Vos rapporteurs sont en définitive convaincus que le surcoût restera raisonnable des lors que l’effort pour atteindre la basse consommation se fondera sur une approche véritablement nouvelle de la construction. Nous avons observe que les annonciateurs de prix prohibitifs raisonnaient toutes choses égales par ailleurs, en faisant comme s’il s’agissait simplement de renforcer un peu l’isolation, et en exagérant tous les obstacles a la prise en compte des apports naturelles (contrainte sur l’orientation du bâtiment, masquage par les immeubles voisins). »
Divers & conclusion
Le rapport détaille ensuite quelques propositions, notamment de pistes de recherche, sur les isolants minces et isolants sous vide, sur la possibilité d’utiliser la chaleur perdue par les centrales nucléaires pour faire des réseaux de chaleur, travailler sur des systèmes améliorant la qualité de l’air intérieur, sur l’évolution des pompes à chaleur et les plate formes technologiques et l’ouverture aux marchés extérieurs.

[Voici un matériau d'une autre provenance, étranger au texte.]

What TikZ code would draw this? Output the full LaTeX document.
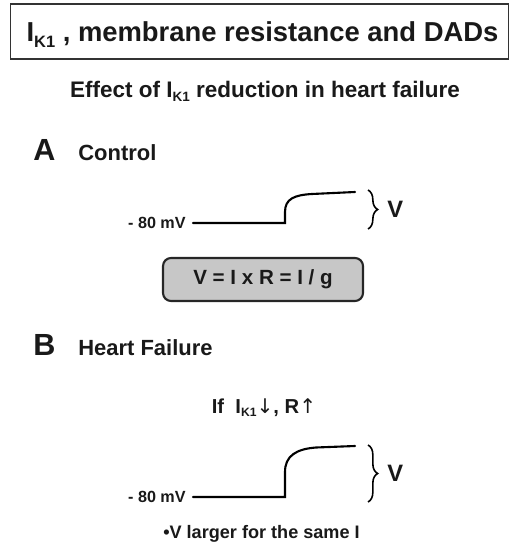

Et propose un raisonnement sur la prise en compte des gaz à effet de serre générés par le chauffage électrique (sur lequel nous reviendrons car il apporte une réflexion interessante).
Il est à signaler également que à la suite de la publication de ce rapport, Yves cochet a publié un communiqué (que l’on retrouve ici), ou il conclut :
« Ce rapport qui préconise notamment l’obligation d’installer la climatisation dans tous les bâtiments neufs ainsi qu’une série de mesures défavorables aux énergies renouvelables (bois-énergie et photovoltaïque), est en contradiction avec l’esprit et la lettre du Grenelle de l’Environnement.
Ces recommandations aboutissent à éliminer toutes les filières technologiques à l’exception d’une seule : celle des pompes à chaleur électriques. Alors que chaque hiver la France est confrontée à des pointes de consommation susceptibles d’entrainer une panne du système électrique, ce rapport représente une fuite en avant vers toujours plus de consommation électrique.
Yves Cochet condamne ce rapport favorable au lobby électro-nucléaire et demande l’application des principes énoncés lors du Grenelle de l’Environnement, donnant la priorité à la réduction des consommations d’énergie et au développement des énergies renouvelables.«
Il nous semble que mr Cochet aurait du lire ce rapport de manière un peu plus détaillée, car si quelques propositions sont discutables (nous y reviendrons aussi dans de prochains billets), ce rapport est nettement plus pertinent que tout ce que les législateurs ont pu produire jusqu’à présent, et n’est pas l’émanation d’un lobby mais une production intellectuelle très bien argumentée, qui est loin de valoriser le chauffage électrique et le premier de ses promoteurs Promotelec. Il suffit de voir à contrario la voie prise par le BBC et le texte de loi grenelle II (ou nos sénateurs ne semblent pas savoir ce qu’est une étude thermique) pour s’en convaincre.
l’analyse du rapport de l’OPECST ici
Beau travail de synthèse et enfin un rapport qui va dans le bon sens…
Alain
A signaler également :
Le rapport OPECST souhaite-t-il enterrer les objectifs du Grenelle ?
http://www.cler.org/info/spip.php?article7599
Il est inutile de préciser que nous mettons ce communiqué du CLER dans le même sac que celui de Yves Cochet.
tant que tous les labels et normes ne seront pas soumis a l’obligation de résultat par une mesure a la livraison permettant d’émettre des réserves nous n’avanceront pas!
Je rejoint la position de Mr Cochet concernant l’obligation de rafraichir ou de climatiser. Comme si la seule réponse au confort d’été passait par forcément par un puits canadien ou une clim …
Et l’archi bioclimatique alors ?
Je pense que de toute façon, ce genre de proposition n’avait aucune chance de passer, rien que par le fait que cela élève mécaniquement le cout de la construction. Cela n’a même pas été discuté d’ailleurs.